A pitcher that is fired up, with a team that is fired up behind that pitcher, is the most intimidating thing the other team will ever face. It takes away their confidence level and when that happens, their level of hustle drops like a rock. The team that hustle's the best is always the team that wins the big trophy.

Stay fired up, always hustle and show it.

The pitcher in the circle is where the team's hustle breathes its breath of life from during the game. Don't let it be the place where the team's hustle dies too.

When a team's hustle dies, the pitcher is the only one that can give it immediate CPR with the very next pitch.

Not even your coach can do that!

Stay fired up, show it, be vocal about it and your team will definitely respond. You have a responsibility to your team to do everything you can to win the game. No other player has more responsibility for their own team's performance than the pitcher.

The pitcher is held more accountable for the final outcome of the game than any other player.

Have you ever wondered why the pitcher is the only individual team player that has a win/loss record for their position?

Maybe now you understand why just a little bit better.

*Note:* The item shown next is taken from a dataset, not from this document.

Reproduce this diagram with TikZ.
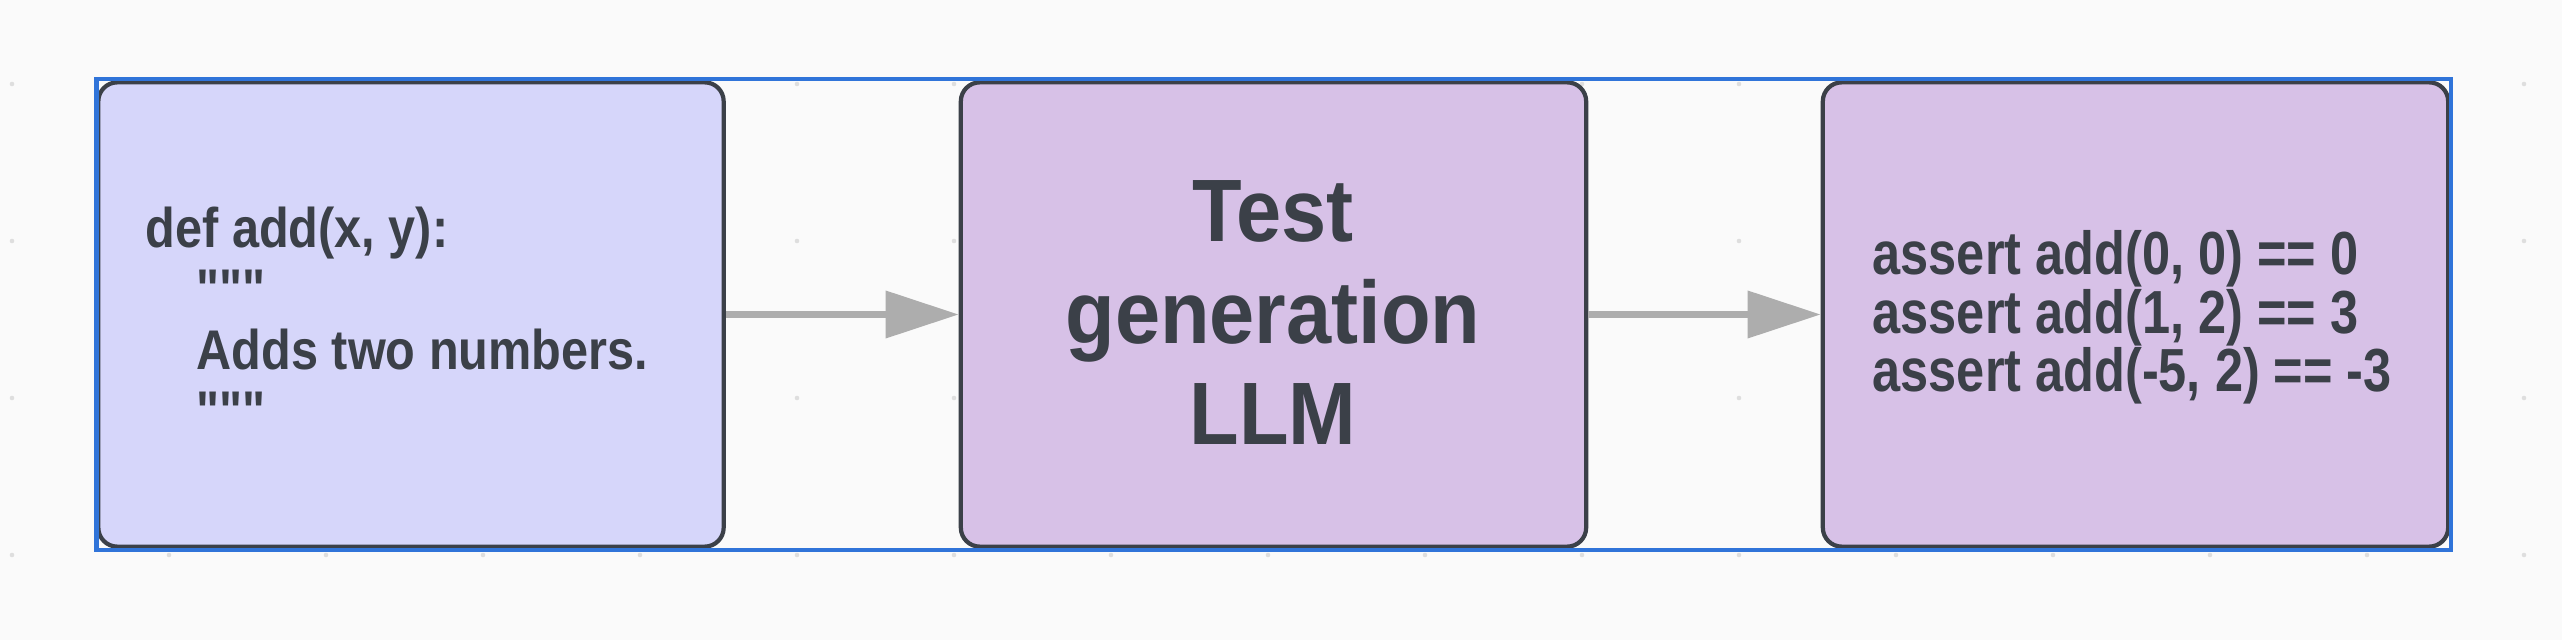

---------------------------------------------------------------------

The team feeds off of the pitcher's confidence level. THE PITCHER'S CONFIDENCE LEVEL MUST BE INSTILLED BY THE INSTRUCTOR!
 
May 17, 2008
17
0
Michigan
From a pitcher's perspective:
When I take the field as pitcher, I always want to be successful. The reality is, some innings or days, things just don't go the way a pitcher wants them to for whatever reason. I simply have an off day or an off couple of innings. It is the off times that can really shake someone's confidence. Throughout the years that I have been a pitcher, I have learned that confidence is not only based on what happens on the field, but how you as a pitcher respond to what happens on the field. A pitching coach said it best to me when I gave up a couple of home runs in a game. He told me this: to stay confident in the skills that you have and what you bring to the game. Because you have one or two rough innings does not mean your skills are no longer there. The same pitching coach also told me that nothing can be done to change what just happened. What is important now is the next pitch/hitter. Remembering these two things, that you still have your skills even though things aren't working out at the moment, and to staying focused on the next pitch will help maintain confidence.
In regards to high expectations, it is good to want to see someone succeed. However, setting expectations that they are not ready to accomplish yet (either by age or developed skills) and then being hard on them for not meeting the expectation will destroy what confidence they have. Setting realistic/attainable goals and rewarding the accomplishment of those goals is what will build confidence. Expecting a pitcher to be dominant at every game is not an attainable goal at any level because everyone is going to have an off day or off innings. Being dominant is not only confidence (mental), but also having developed skills that allow for a pitcher to be dominant (physical), and the confidence or lack thereof, that another team displays against a particular pitcher. As I develop as a pitcher, I have come to realize that the events on the field are sometimes the best teacher because you have to respond to the event as it is happening and then put the event behind you returning to the confidence in what you can do. Remind your daughter of her successes on the field and that will build her confidence also. Visualize success with each pitch, respond to what happens, and then move on.